Ever alert to the causes of my wife's grumpiness, I decided to cheer her up by making an animated, brightly lit drinks coaster.
Here it is under a gin and tonic:
And here it is, glass-free, displaying a spinning galactic ice-cube.
The coaster can be driven from any PC with a serial port and will display any 10 by 10-pixel video you wish.
Step 1: Buy Some Parts
You will need:
30 1K 0805 resistors (R1 - R30)
30 MBTA42 NPN transistors (Q1 - Q30)
10 100 Ohm 0805 resistors (R31 - R40)
10 FMMT717 PNP transistors (Q31 - Q40)
5 74HC594 SOIC shift registers (IC1 - IC5)
4 100nF 1206 capacitors (C1 - C4)
100 TB5-V120-FLUX-RGB8000 RGB LEDs (LED00 - LED99)
The LEDs can be hard to get hold of at a decent price; eBay is once again the friend of the penurious electrical engineer.
Step 2: Make and Assemble the PCB
Manufacture one or more PCBs using the attached Gerber and drill files. A double-sided PTH process is required, so it is probably best to use one of the various small-volume professional PCB manufacturers; I have found PCB Train in the UK to be fairly reliable.

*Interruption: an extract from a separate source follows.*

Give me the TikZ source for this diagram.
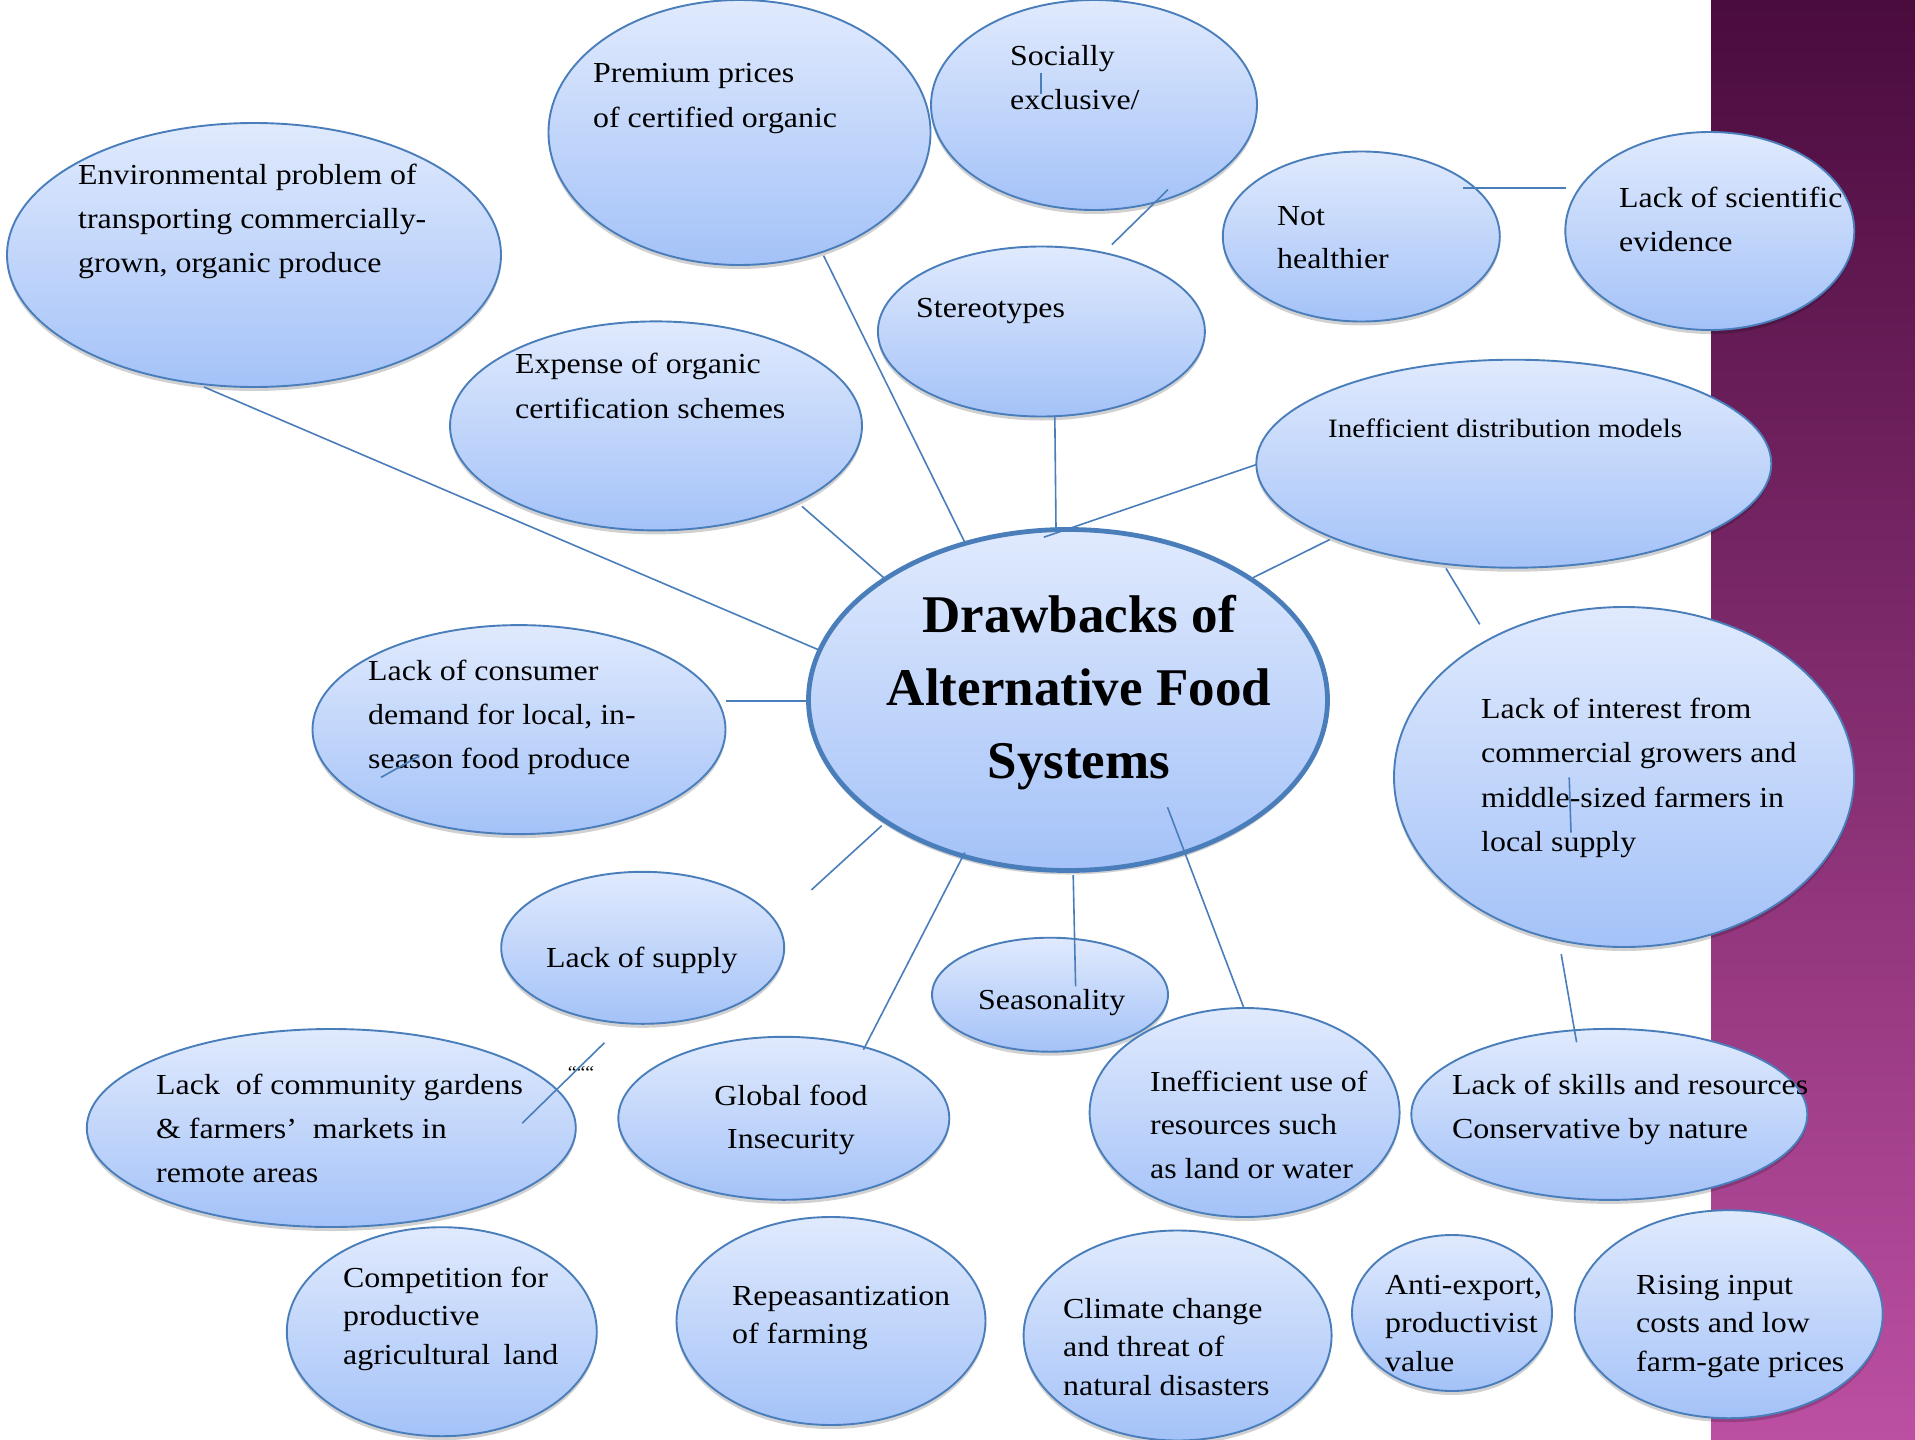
\documentclass[tikz,border=0pt]{standalone}
\usepackage{fontspec}
\setmainfont{Liberation Serif}[FakeStretch=1.1]
\newfontfamily\titlefont{Liberation Serif}
\usetikzlibrary{shapes.geometric,shadows}
\definecolor{ftop}{HTML}{E0EAFD}
\definecolor{fbot}{HTML}{A4C2F8}
\definecolor{bord}{HTML}{4A7EBB}
\definecolor{ptop}{HTML}{4A0B3D}
\definecolor{pmid}{HTML}{7B2B6B}
\definecolor{pbot}{HTML}{BC4FA2}
\tikzset{
  bub/.style={ellipse, draw=bord, line width=1.9pt, top color=ftop, bottom color=fbot,
    inner sep=0pt, drop shadow={shadow xshift=0pt, shadow yshift=-4pt, opacity=0.18, fill=black}},
  hub/.style={bub, line width=4.8pt},
  txt/.style={inner sep=0pt, anchor=base west, align=left, text=black, font=\fontsize{29}{44}\selectfont},
  txtb/.style={txt, font=\fontsize{29}{38.5}\selectfont},
  conn/.style={draw=bord, line width=1.6pt}
}
\begin{document}
\begin{tikzpicture}[x=1pt,y=-1pt]
\useasboundingbox (0,0) rectangle (1915,1440);
\fill[white] (0,0) rectangle (1915,1440);
\shade[top color=ptop, middle color=pmid, bottom color=pbot] (1711,0) rectangle (1915,1440);

% ellipses
\node[bub, minimum width=494pt, minimum height=264pt] (env) at (254,255) {};
\node[bub, minimum width=382pt, minimum height=265pt] (prem) at (739.5,132.5) {};
\node[bub, minimum width=326pt, minimum height=210pt] (soc) at (1094,105) {};
\node[bub, minimum width=327pt, minimum height=170pt] (ster) at (1041.4,331.5) {};
\node[bub, minimum width=277pt, minimum height=170pt] (noth) at (1361.3,236.5) {};
\node[bub, minimum width=289pt, minimum height=198pt] (sci) at (1709.8,231) {};
\node[bub, minimum width=412pt, minimum height=209pt] (exp) at (656,425.9) {};
\node[bub, minimum width=515pt, minimum height=208pt] (dist) at (1513.8,463.7) {};
\node[bub, minimum width=413pt, minimum height=209pt] (cons) at (519,729.6) {};
\node[bub, minimum width=460pt, minimum height=340pt] (intr) at (1624,777) {};
\node[bub, minimum width=283pt, minimum height=152pt] (supp) at (642.7,947.8) {};
\node[bub, minimum width=236pt, minimum height=114pt] (seas) at (1050,994.7) {};
\node[bub, minimum width=489pt, minimum height=198pt] (comm) at (331.3,1128) {};
\node[bub, minimum width=331pt, minimum height=163pt] (glob) at (783.8,1118.3) {};
\node[bub, minimum width=310pt, minimum height=209pt] (ineu) at (1244.6,1112.5) {};
\node[bub, minimum width=396pt, minimum height=171pt] (skil) at (1609.3,1114.4) {};
\node[bub, minimum width=310pt, minimum height=209pt] (comp) at (441.8,1331.7) {};
\node[bub, minimum width=309pt, minimum height=208pt] (repe) at (831,1321) {};
\node[bub, minimum width=308pt, minimum height=210pt] (clim) at (1177.6,1335.5) {};
\node[bub, minimum width=200pt, minimum height=156pt] (anti) at (1452,1313) {};
\node[bub, minimum width=308pt, minimum height=208pt] (risi) at (1728.7,1314.2) {};
\node[hub, minimum width=519pt, minimum height=341pt] (hub) at (1068,700) {};

% texts (anchor = baseline of the last line)
\node[txt] (tenv) at (78,272) {Environmental problem of\\transporting commercially-\\grown, organic produce};
\node[txt, font=\fontsize{29}{45}\selectfont] (tprem) at (593,127) {Premium prices\\of certified organic};
\node[txt] (tsoc) at (1010,109) {Socially\\exclusive/};
\node[txt] (tster) at (916,317) {Stereotypes};
\node[txt, font=\fontsize{29}{43}\selectfont] (tnoth) at (1277,268) {Not\\healthier};
\node[txt] (tsci) at (1619,251) {Lack of scientific\\evidence};
\node[txt, font=\fontsize{29}{45}\selectfont] (texp) at (515,418) {Expense of organic\\certification schemes};
\node[txt, font=\fontsize{26.5}{40}\selectfont] (tdist) at (1328,437) {Inefficient distribution models};
\node[txt] (tcons) at (368,768) {Lack of consumer\\demand for local, in-\\season food produce};
\node[txt, font=\fontsize{29}{44.5}\selectfont] (tintr) at (1481,851.5) {Lack of interest from\\commercial growers and\\middle-sized farmers in\\local supply};
\node[txt] (tsupp) at (546,967) {Lack of supply};
\node[txt] (tseas) at (978,1009) {Seasonality};
\node[txt] (tcomm) at (156,1182) {Lack~~of community gardens\\\&~farmers’~~markets in\\remote areas};
\node[txt, anchor=base, align=center, font=\fontsize{29}{43.5}\selectfont] (tglob) at (791,1148.5) {Global food\\Insecurity};
\node[txt, font=\fontsize{29}{43.5}\selectfont] (tineu) at (1150,1178) {Inefficient use of\\resources such\\as land or water};
\node[txt] (tskil) at (1452,1138) {Lack of skills and resources\\Conservative by nature};
\node[txtb] (tcomp) at (343,1364) {Competition for\\productive\\agricultural\hspace{0.45em}land};
\node[txtb] (trepe) at (732,1343.5) {Repeasantization\\of farming};
\node[txtb] (tclim) at (1063,1395) {Climate change\\and threat of\\natural disasters};
\node[txtb] (tanti) at (1385,1371) {Anti-export,\\productivist\\value};
\node[txtb] (trisi) at (1636,1371) {Rising input\\costs and low\\farm-gate prices};
\node[inner sep=0pt, anchor=base, font=\titlefont\bfseries\fontsize{53}{73.3}\selectfont, align=center] (thub) at (1079,778.6) {Drawbacks of\\Alternative Food\\Systems};
\node[inner sep=0pt, font=\fontsize{18}{18}\selectfont] (ticks) at (581,1072) {\char"60\char"60\char"60\char"60\char"60\char"60};

% connector end points
\coordinate (a1) at (204,387);      \coordinate (a2) at (819,650);
\coordinate (b1) at (823.6,255.7);  \coordinate (b2) at (964.8,542.3);
\coordinate (c1) at (802,506.4);    \coordinate (c2) at (883.6,577.6);
\coordinate (d1) at (1054.8,415.5); \coordinate (d2) at (1056,528);
\coordinate (e1) at (1168,189.6);   \coordinate (e2) at (1111.8,244.7);
\coordinate (f1) at (1463,188.2);   \coordinate (f2) at (1565.5,188.2);
\coordinate (g1) at (1256.3,464.6); \coordinate (g2) at (1043.8,537.2);
\coordinate (h1) at (1329.8,539.5); \coordinate (h2) at (1253.2,577.6);
\coordinate (i1) at (1446,568.4);   \coordinate (i2) at (1479.8,624.4);
\coordinate (j1) at (725.5,701);    \coordinate (j2) at (808.5,701);
\coordinate (k1) at (881.8,825.6);  \coordinate (k2) at (811.4,889.9);
\coordinate (l1) at (964.8,852.5);  \coordinate (l2) at (863.4,1049.7);
\coordinate (m1) at (1073.2,875.2); \coordinate (m2) at (1075.6,986.3);
\coordinate (n1) at (1167.5,807.2); \coordinate (n2) at (1244,1008.3);
\coordinate (o1) at (1561.2,954.2); \coordinate (o2) at (1576.6,1042.3);
\coordinate (p1) at (604.4,1042.8); \coordinate (p2) at (522.3,1123.1);
\coordinate (q1) at (381,777.4);    \coordinate (q2) at (419.5,755.8);
\coordinate (r1) at (1041,73);      \coordinate (r2) at (1041,94);
\coordinate (s1) at (1569.2,777.4); \coordinate (s2) at (1571,832.5);

\draw[conn] (a1) -- (a2);
\draw[conn] (b1) -- (b2);
\draw[conn] (c1) -- (c2);
\draw[conn] (d1) -- (d2);
\draw[conn] (e1) -- (e2);
\draw[conn] (f1) -- (f2);
\draw[conn] (g1) -- (g2);
\draw[conn] (h1) -- (h2);
\draw[conn] (i1) -- (i2);
\draw[conn] (j1) -- (j2);
\draw[conn] (k1) -- (k2);
\draw[conn] (l1) -- (l2);
\draw[conn] (m1) -- (m2);
\draw[conn] (n1) -- (n2);
\draw[conn] (o1) -- (o2);
\draw[conn] (p1) -- (p2);
\draw[conn] (q1) -- (q2);
\draw[conn] (r1) -- (r2);
\draw[conn] (s1) -- (s2);
\end{tikzpicture}
\end{document}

Assemble the board, taking great care when soldering the surface mount components. I found this one to be right at the limit of my dexterity. Note that there are two different types of SOT-23 transistor, and two types of 0805 resistor on the board. Look at the bottom silk layer to see the component names (R23 etc) and use this to match against the parts list in step 1.
Once you're done, your circuitboard should look like this.
Step 3: Drive the Board
This is the tricky bit. You need to use something (probably a microcontroller) to drive the board in a way which generates an image. Attach power and data cables to the connector in the bottom right of the board. Seen from above, we number the six pins:
1 2 3
4 5 6
The corresponding signals are:
1. XVOLTS - drive voltage for LEDs. Connect to 4V current limited supply.
2. SERIAL_CLOCK - shift data from SERIAL_DATA on positive-going edge.
3. SERIAL_LATCH - latch 40 bits from shift register to LED control on positive-going edge.
4. GROUND - common ground.
5. 5VOLTS - supply voltage for control circuitry. Connect to 5V supply.
6. SERIAL_DATA - input data for shift register.
To scan the display, clock 10 4-bit numbers into the shift register. To clock in a bit:
- bring SERIAL_CLOCK low
- modify SERIAL_DATA
- bring SERIAL_CLOCK high
Once 40 bits have been clocked in, the SERIAL_LATCH signal can be brought high to transfer them to the LED control circuitry. Each 4 bit number selectively enables the red, green and blue LEDs in one row, and selectively disables all LEDs in one column. So if we clock in a string:
0011 0100 0111 ...
RGCB RGCB RGCB
This sets all the LEDs in row 0 to blue, all the LEDs in row 1 to green and all the LEDS in row 2 to cyan (green + blue). It disables all the LEDs in columns 0 and 2. By rapidly clocking in various combinations of values (typically with only 1 of the 10 column-disable bits low), we can scan the array to build up an image, and use pulse-width modulation to give a range of apparent intensities.
The attached firmware can be used with an Atmel ATmega644 to generate the required signals in response to serial input from a PC or Mac.
Step 4: A Warning and a Tip
A couple of words of warning. Modern LEDs can be very bright indeed. You could probably hurt yourself pretty badly by dialling them up to full intensity and ignoring your look-away reflex, so don't. Also, when debugging your firmware it is easy to stall the scanning process and burn out the precious LEDs. Use a decent current-limited bench power supply, with the current dialled back to a few tens of milliamps to avoid this happening.